EXERCISE OBJECTIVE:
Return precisely the span of lines from the top of the material below to the line containing "85, 45, 20, 8, 3, 1, 0, 0];", both included. Pictures are excluded.

DATASET SECTION:
□ □ □

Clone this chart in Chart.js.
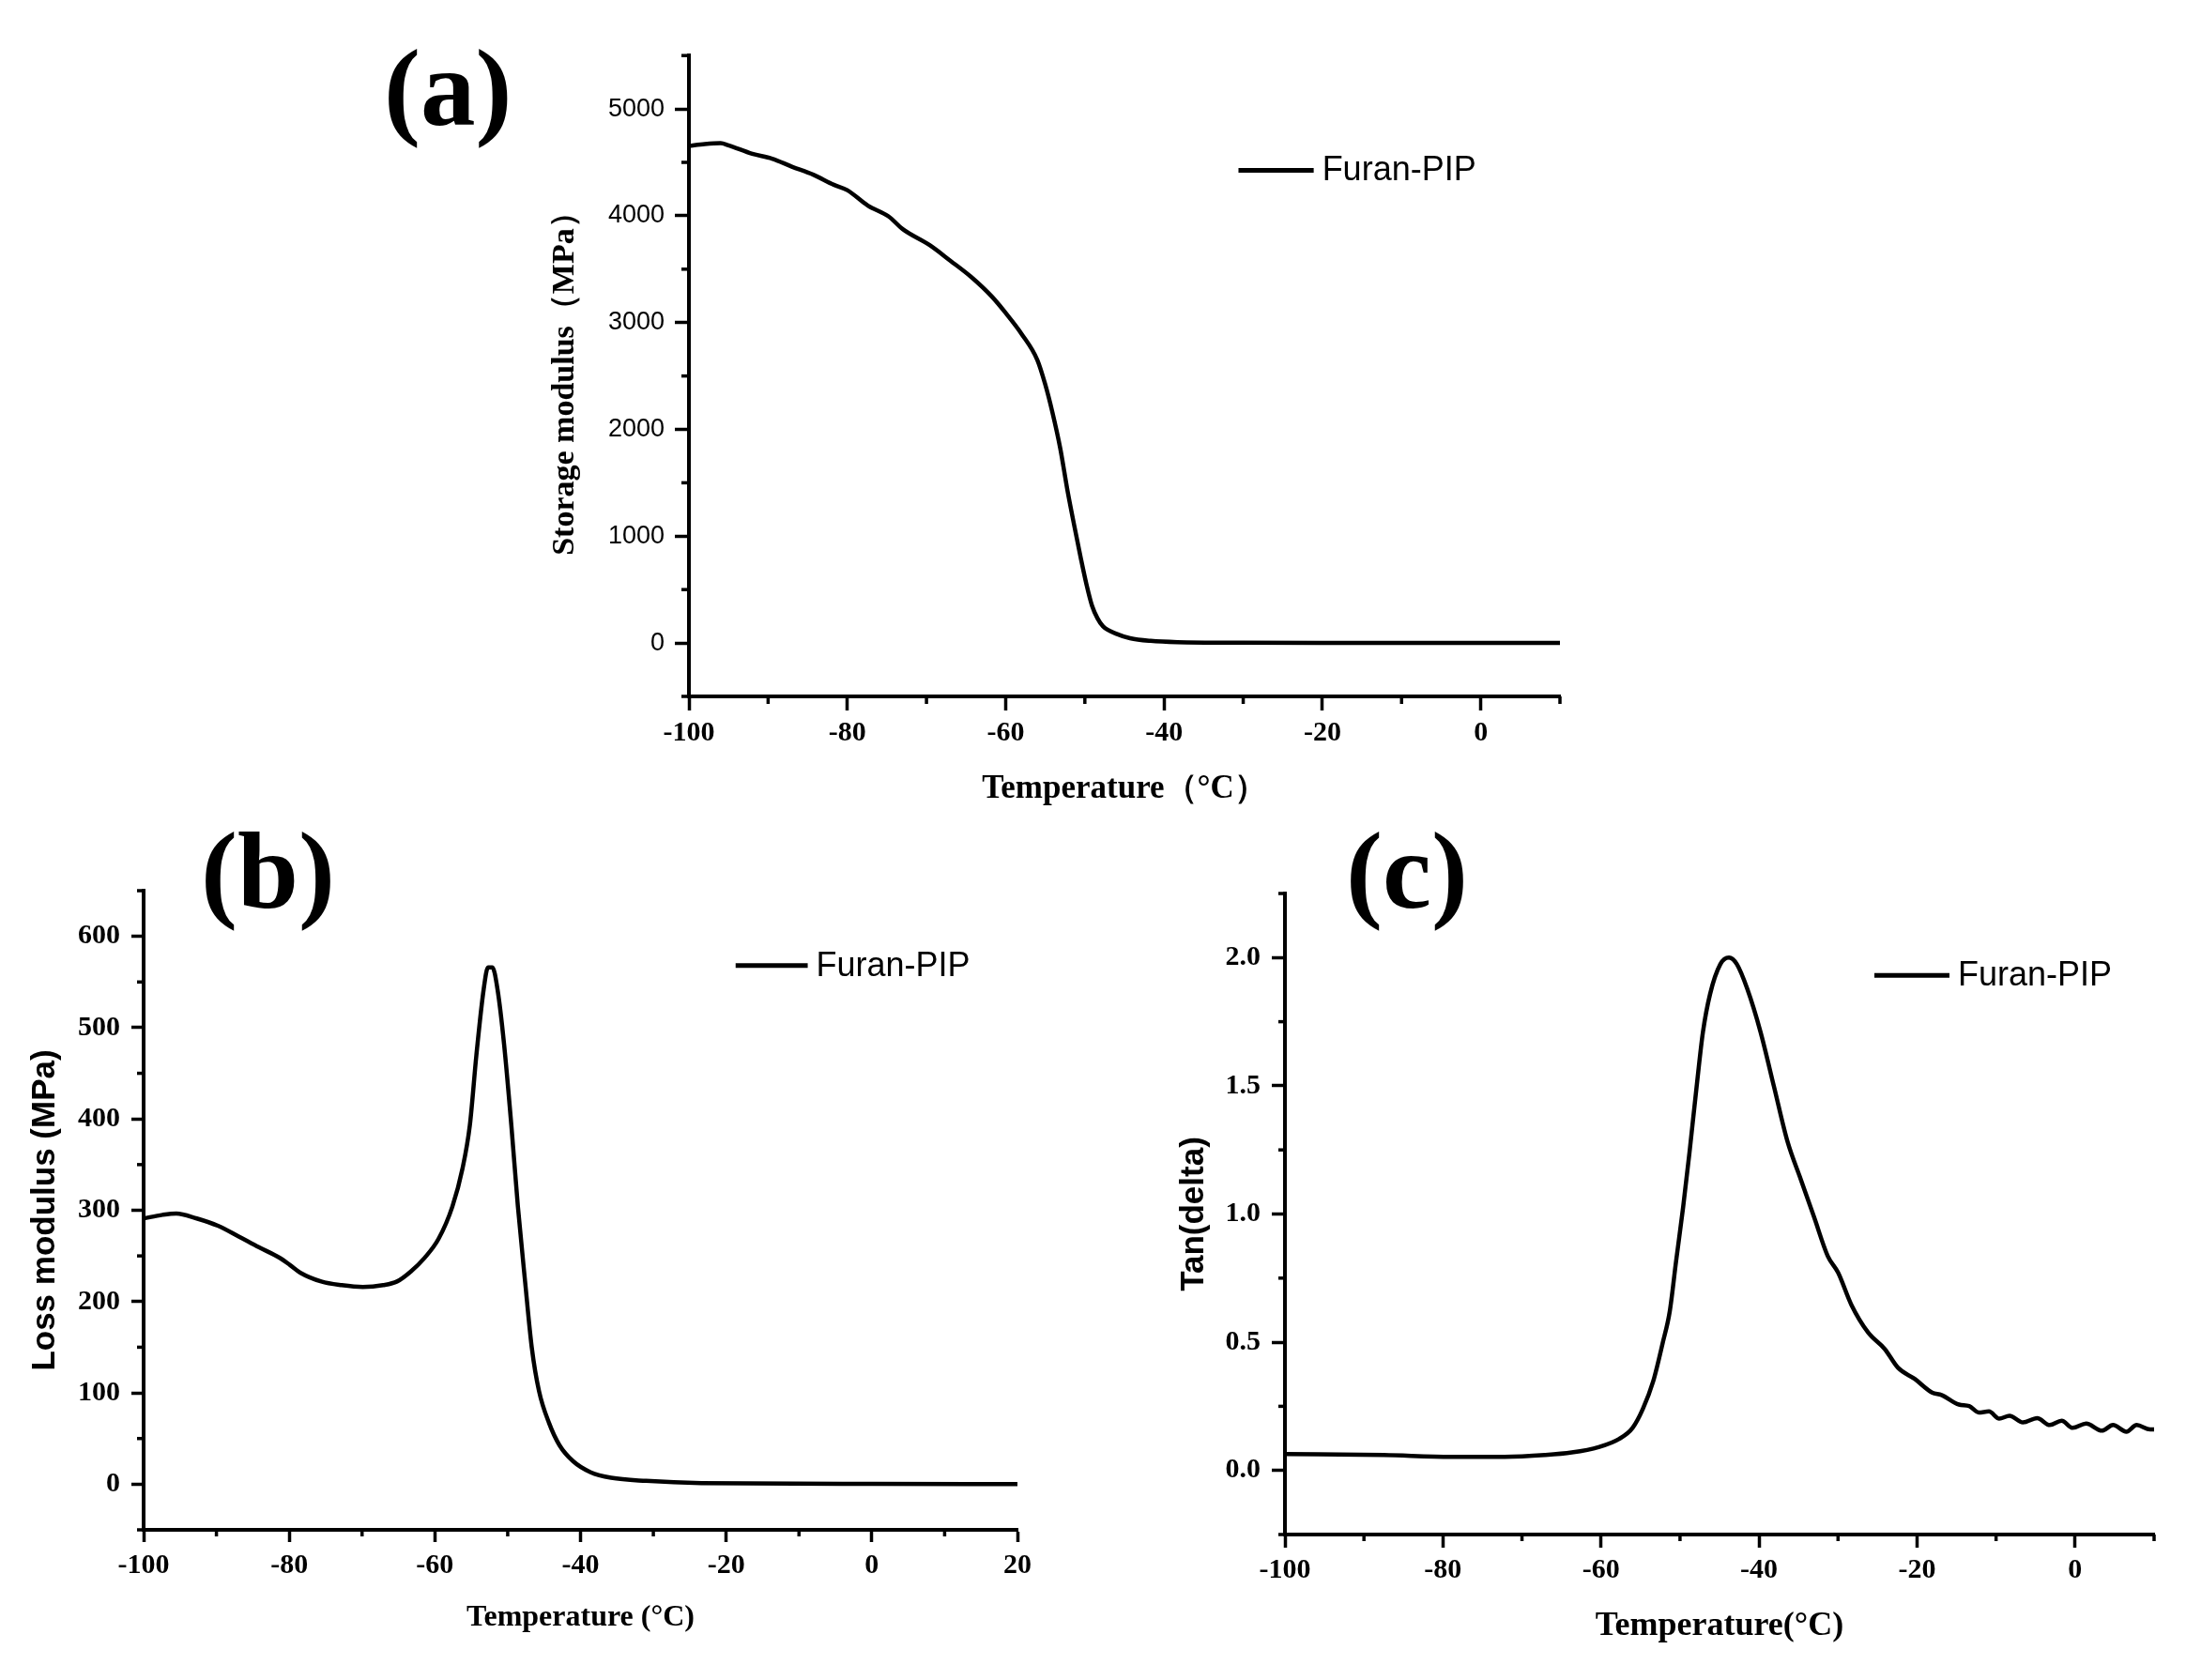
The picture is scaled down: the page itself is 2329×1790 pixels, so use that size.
<!DOCTYPE html>
<html>
<head>
<meta charset="utf-8">
<title>Furan-PIP DMA</title>
<script src="https://cdn.jsdelivr.net/npm/chart.js@4.4.1/dist/chart.umd.min.js"></script>
<style>
  html, body { margin: 0; padding: 0; background: #fff; width: 2329px; height: 1790px; overflow: hidden; }
  canvas { position: absolute; }
  .panel-tag {
    position: absolute;
    font-family: "Liberation Serif", "Times New Roman", serif;
    font-weight: bold;
    font-size: 117px;
    line-height: 1;
    color: #000;
  }
</style>
</head>
<body>
<div class="panel-tag" style="left:409px;top:35px">(a)</div>
<div class="panel-tag" style="left:214px;top:869px">(b)</div>
<div class="panel-tag" style="left:1434px;top:869px">(c)</div>

<canvas id="storageChart" width="1117" height="826" style="left:585px;top:32px"></canvas>
<canvas id="lossChart" width="1093" height="821" style="left:31px;top:919px"></canvas>
<canvas id="tanChart" width="1073" height="829" style="left:1255px;top:922px"></canvas>

<script>
// (a) Storage modulus vs temperature
const storageTemp = [-100, -98, -96, -95, -92, -89.5, -87, -84.3, -81.7, -80, -77.4, -74.8, -73, -69.6, -67,
    -64.4, -61.7, -60, -58, -56, -55, -54.1, -53.1, -52.2, -51.3, -50.5, -49.8, -49.1, -48.4, -47.7,
    -46, -44.3, -41.7, -38.3, -30, -20, 0, 10];
const storageModulus = [4655, 4672, 4680, 4660, 4580, 4535, 4460, 4385, 4290, 4240, 4095, 3995, 3875, 3725, 3580,
    3430, 3240, 3090, 2895, 2650, 2420, 2160, 1820, 1430, 1085, 790, 550, 350, 230, 155,
    85, 45, 20, 8, 3, 1, 0, 0];

// (b) Loss modulus vs temperature
const lossTemp = [-100, -97.4, -95.5, -92.7, -89.8, -87, -84.2, -81.3, -79.9, -78.5, -75.6, -72.8, -69.9, -67.1,
    -65.2, -63.3, -61.4, -59.5, -57.6, -56.2, -55.2, -54.3, -53.3, -52.7, -52.1, -51.4, -50.5, -49.5,
    -48.6, -47.6, -46.7, -45.7, -44.3, -42.9, -41, -38.6, -35.8, -31, -23.4, 0, 20];
const lossModulus = [291, 295, 296.5, 291, 283, 271.5, 259.6, 247.8, 240, 231.7, 222, 218, 216, 218,
    222, 233, 248, 268.6, 304, 346, 393, 470, 542, 566, 566, 542, 482, 393,
    304, 221, 150, 102, 66.5, 42.8, 25, 13, 7, 3.6, 1.2, 0.3, 0];

// (c) Tan(delta) vs temperature
const tanTemp = [-100, -87.5, -79, -72.2, -67.1, -63.7, -60.3, -57.7, -56, -54.7, -53.4, -52.2, -51.3, -50.5,
    -49.6, -48.8, -47.9, -47.1, -46.2, -44.9, -43.8, -42.8, -41.5, -39.8, -38.1, -36.4, -34.7, -33,
    -31.3, -30, -28.3, -26.2, -24.1, -22.4, -20.3, -18.1, -16.9, -14.7, -13.4, -12.2, -10.9, -9.6,
    -8.3, -6.6, -4.8, -3.2, -1.7, -0.3, 1.4, 3.4, 4.8, 6.5, 7.8, 9.5, 10];
const tanDelta = [0.064, 0.060, 0.053, 0.053, 0.060, 0.070, 0.091, 0.123, 0.166, 0.24, 0.347, 0.496, 0.62, 0.815,
    1.028, 1.24, 1.496, 1.709, 1.857, 1.974, 2.0, 1.974, 1.879, 1.709, 1.496, 1.283, 1.134, 0.985,
    0.836, 0.772, 0.645, 0.538, 0.474, 0.40, 0.357, 0.304, 0.294, 0.257, 0.251, 0.226, 0.23, 0.202,
    0.213, 0.187, 0.204, 0.177, 0.194, 0.166, 0.183, 0.155, 0.177, 0.151, 0.177, 0.16, 0.16];

// Labelled (major) tick values
const tempLabelsA = [-100, -80, -60, -40, -20, 0];
const tempLabelsB = [-100, -80, -60, -40, -20, 0, 20];
const tempLabelsC = [-100, -80, -60, -40, -20, 0];
const storageLabels = [0, 1000, 2000, 3000, 4000, 5000];
const lossLabels = [0, 100, 200, 300, 400, 500, 600];
const tanLabels = ['0.0', '0.5', '1.0', '1.5', '2.0'];

const SERIES_NAME = 'Furan-PIP';
const SERIF = '"Liberation Serif", "Times New Roman", serif';
const SANS = '"Liberation Sans", Arial, sans-serif';

/**
 * Short unlabelled ticks between the labelled ones
 */
const minorTicks = {
    id: 'minorTicks',
    afterDraw(chart, args, opts) {
        const ctx = chart.ctx;
        ctx.save();
        ctx.strokeStyle = '#000';
        ctx.lineWidth = opts.width;
        const xs = chart.scales.x;
        const ys = chart.scales.y;
        xs.ticks.forEach(t => {
            if (t.label !== '') return;
            const px = xs.getPixelForValue(t.value);
            ctx.beginPath();
            ctx.moveTo(px, xs.top);
            ctx.lineTo(px, xs.top + opts.length);
            ctx.stroke();
        });
        ys.ticks.forEach(t => {
            if (t.label !== '') return;
            const py = ys.getPixelForValue(t.value);
            ctx.beginPath();
            ctx.moveTo(ys.right, py);
            ctx.lineTo(ys.right - opts.length, py);
            ctx.stroke();
        });
        ctx.restore();
    }
};

/**
 * Line sample + series name, placed in data coordinates
 */
const seriesKey = {
    id: 'seriesKey',
    afterDatasetsDraw(chart, args, opts) {
        const ctx = chart.ctx;
        const xs = chart.scales.x;
        const ys = chart.scales.y;
        const x1 = xs.getPixelForValue(opts.from);
        const x2 = xs.getPixelForValue(opts.to);
        const yy = ys.getPixelForValue(opts.at);
        ctx.save();
        ctx.strokeStyle = '#000';
        ctx.lineWidth = 5;
        ctx.beginPath();
        ctx.moveTo(x1, yy);
        ctx.lineTo(x2, yy);
        ctx.stroke();
        ctx.fillStyle = '#000';
        ctx.font = '36px ' + SANS;
        ctx.textBaseline = 'middle';
        ctx.textAlign = 'left';
        ctx.fillText(chart.data.datasets[0].label, x2 + 9, yy + 1);
        ctx.restore();
    }
};

function makeDmaChart(id, p) {
    const ctx = document.getElementById(id);
    return new Chart(ctx, {
        type: 'line',
        data: {
            datasets: [{
                label: SERIES_NAME,
                data: p.temps.map((t, i) => ({ x: t, y: p.values[i] })),
                borderColor: '#000',
                borderWidth: 4.5,
                pointRadius: 0,
                fill: false,
                cubicInterpolationMode: 'monotone'
            }]
        },
        options: {
            responsive: false,
            animation: false,
            layout: { padding: { left: 0, top: p.padT, right: p.padR, bottom: 0 } },
            plugins: {
                legend: { display: false },
                tooltip: { enabled: false },
                minorTicks: { length: p.minorLen, width: 3.5 },
                seriesKey: p.key
            },
            scales: {
                x: {
                    type: 'linear',
                    min: p.xMin,
                    max: p.xMax,
                    afterFit: s => { s.height = p.padB; },
                    border: { display: true, color: '#000', width: 4 },
                    grid: {
                        display: true,
                        drawOnChartArea: false,
                        drawTicks: true,
                        tickLength: p.majorLen,
                        tickWidth: 3.5,
                        tickColor: c => (c.tick && p.xLabels.includes(c.tick.value)) ? '#000' : 'rgba(0,0,0,0)'
                    },
                    ticks: {
                        stepSize: 10,
                        autoSkip: false,
                        maxRotation: 0,
                        padding: p.xPad,
                        color: '#000',
                        font: { family: SERIF, size: 30, weight: 'bold' },
                        callback: v => p.xLabels.includes(v) ? String(v) : ''
                    },
                    title: {
                        display: true,
                        text: p.xTitle,
                        color: '#000',
                        padding: 0,
                        font: { family: SERIF, size: p.xTitleSize, weight: 'bold', lineHeight: 1 }
                    }
                },
                y: {
                    type: 'linear',
                    min: p.yMin,
                    max: p.yMax,
                    afterFit: s => { s.width = p.padL; },
                    border: { display: true, color: '#000', width: 4 },
                    grid: {
                        display: true,
                        drawOnChartArea: false,
                        drawTicks: true,
                        tickLength: p.majorLen,
                        tickWidth: 3.5,
                        tickColor: c => (c.tick && p.yFormat(c.tick.value) !== '') ? '#000' : 'rgba(0,0,0,0)'
                    },
                    ticks: {
                        stepSize: p.yStep,
                        autoSkip: false,
                        padding: p.yPad,
                        color: '#000',
                        font: p.yTickFont,
                        callback: v => p.yFormat(v)
                    },
                    title: {
                        display: true,
                        text: p.yTitle,
                        color: '#000',
                        padding: 0,
                        font: p.yTitleFont
                    }
                }
            }
        },
        plugins: [minorTicks, seriesKey]
    });
}

const storageChart = makeDmaChart('storageChart', {
    temps: storageTemp, values: storageModulus,
    xMin: -100, xMax: 10, xLabels: tempLabelsA,
    yMin: -500, yMax: 5500, yStep: 500,
    yFormat: v => storageLabels.includes(v) ? String(v) : '',
    padL: 149, padB: 116, padT: 20, padR: 40,
    majorLen: 15, minorLen: 8, xPad: 6, yPad: 11,
    yTickFont: { family: SANS, size: 27 },
    xTitle: 'Temperature（°C）', xTitleSize: 35,
    yTitle: 'Storage modulus（MPa）',
    yTitleFont: { family: SERIF, size: 34, weight: 'bold', lineHeight: 1 },
    key: { from: -30.6, to: -21.1, at: 4425 }
});

const lossChart = makeDmaChart('lossChart', {
    temps: lossTemp, values: lossModulus,
    xMin: -100, xMax: 20, xLabels: tempLabelsB,
    yMin: -50, yMax: 650, yStep: 50,
    yFormat: v => lossLabels.includes(v) ? String(v) : '',
    padL: 122, padB: 110, padT: 20, padR: 40,
    majorLen: 13, minorLen: 7, xPad: 7, yPad: 12,
    yTickFont: { family: SERIF, size: 30, weight: 'bold' },
    xTitle: 'Temperature (°C)', xTitleSize: 32,
    yTitle: 'Loss modulus (MPa)',
    yTitleFont: { family: SANS, size: 35, weight: 'bold', lineHeight: 1 },
    key: { from: -18.7, to: -8.8, at: 568 }
});

const tanChart = makeDmaChart('tanChart', {
    temps: tanTemp, values: tanDelta,
    xMin: -100, xMax: 10, xLabels: tempLabelsC,
    yMin: -0.25, yMax: 2.25, yStep: 0.25,
    yFormat: v => tanLabels.includes(v.toFixed(1)) && Math.abs(v * 2 - Math.round(v * 2)) < 1e-6 ? v.toFixed(1) : '',
    padL: 114, padB: 116, padT: 20, padR: 33,
    majorLen: 14, minorLen: 7, xPad: 6, yPad: 12,
    yTickFont: { family: SERIF, size: 30, weight: 'bold' },
    xTitle: 'Temperature(°C)', xTitleSize: 36,
    yTitle: 'Tan(delta)',
    yTitleFont: { family: SANS, size: 35, weight: 'bold', lineHeight: 1 },
    key: { from: -25.4, to: -15.9, at: 1.931 }
});
</script>
</body>
</html>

□ □ □

RESPONSE TO THIS EXERCISE:
Clone this chart in Chart.js.
The picture is scaled down: the page itself is 2329×1790 pixels, so use that size.
<!DOCTYPE html>
<html>
<head>
<meta charset="utf-8">
<title>Furan-PIP DMA</title>
<script src="https://cdn.jsdelivr.net/npm/chart.js@4.4.1/dist/chart.umd.min.js"></script>
<style>
  html, body { margin: 0; padding: 0; background: #fff; width: 2329px; height: 1790px; overflow: hidden; }
  canvas { position: absolute; }
  .panel-tag {
    position: absolute;
    font-family: "Liberation Serif", "Times New Roman", serif;
    font-weight: bold;
    font-size: 117px;
    line-height: 1;
    color: #000;
  }
</style>
</head>
<body>
<div class="panel-tag" style="left:409px;top:35px">(a)</div>
<div class="panel-tag" style="left:214px;top:869px">(b)</div>
<div class="panel-tag" style="left:1434px;top:869px">(c)</div>

<canvas id="storageChart" width="1117" height="826" style="left:585px;top:32px"></canvas>
<canvas id="lossChart" width="1093" height="821" style="left:31px;top:919px"></canvas>
<canvas id="tanChart" width="1073" height="829" style="left:1255px;top:922px"></canvas>

<script>
// (a) Storage modulus vs temperature
const storageTemp = [-100, -98, -96, -95, -92, -89.5, -87, -84.3, -81.7, -80, -77.4, -74.8, -73, -69.6, -67,
    -64.4, -61.7, -60, -58, -56, -55, -54.1, -53.1, -52.2, -51.3, -50.5, -49.8, -49.1, -48.4, -47.7,
    -46, -44.3, -41.7, -38.3, -30, -20, 0, 10];
const storageModulus = [4655, 4672, 4680, 4660, 4580, 4535, 4460, 4385, 4290, 4240, 4095, 3995, 3875, 3725, 3580,
    3430, 3240, 3090, 2895, 2650, 2420, 2160, 1820, 1430, 1085, 790, 550, 350, 230, 155,
    85, 45, 20, 8, 3, 1, 0, 0];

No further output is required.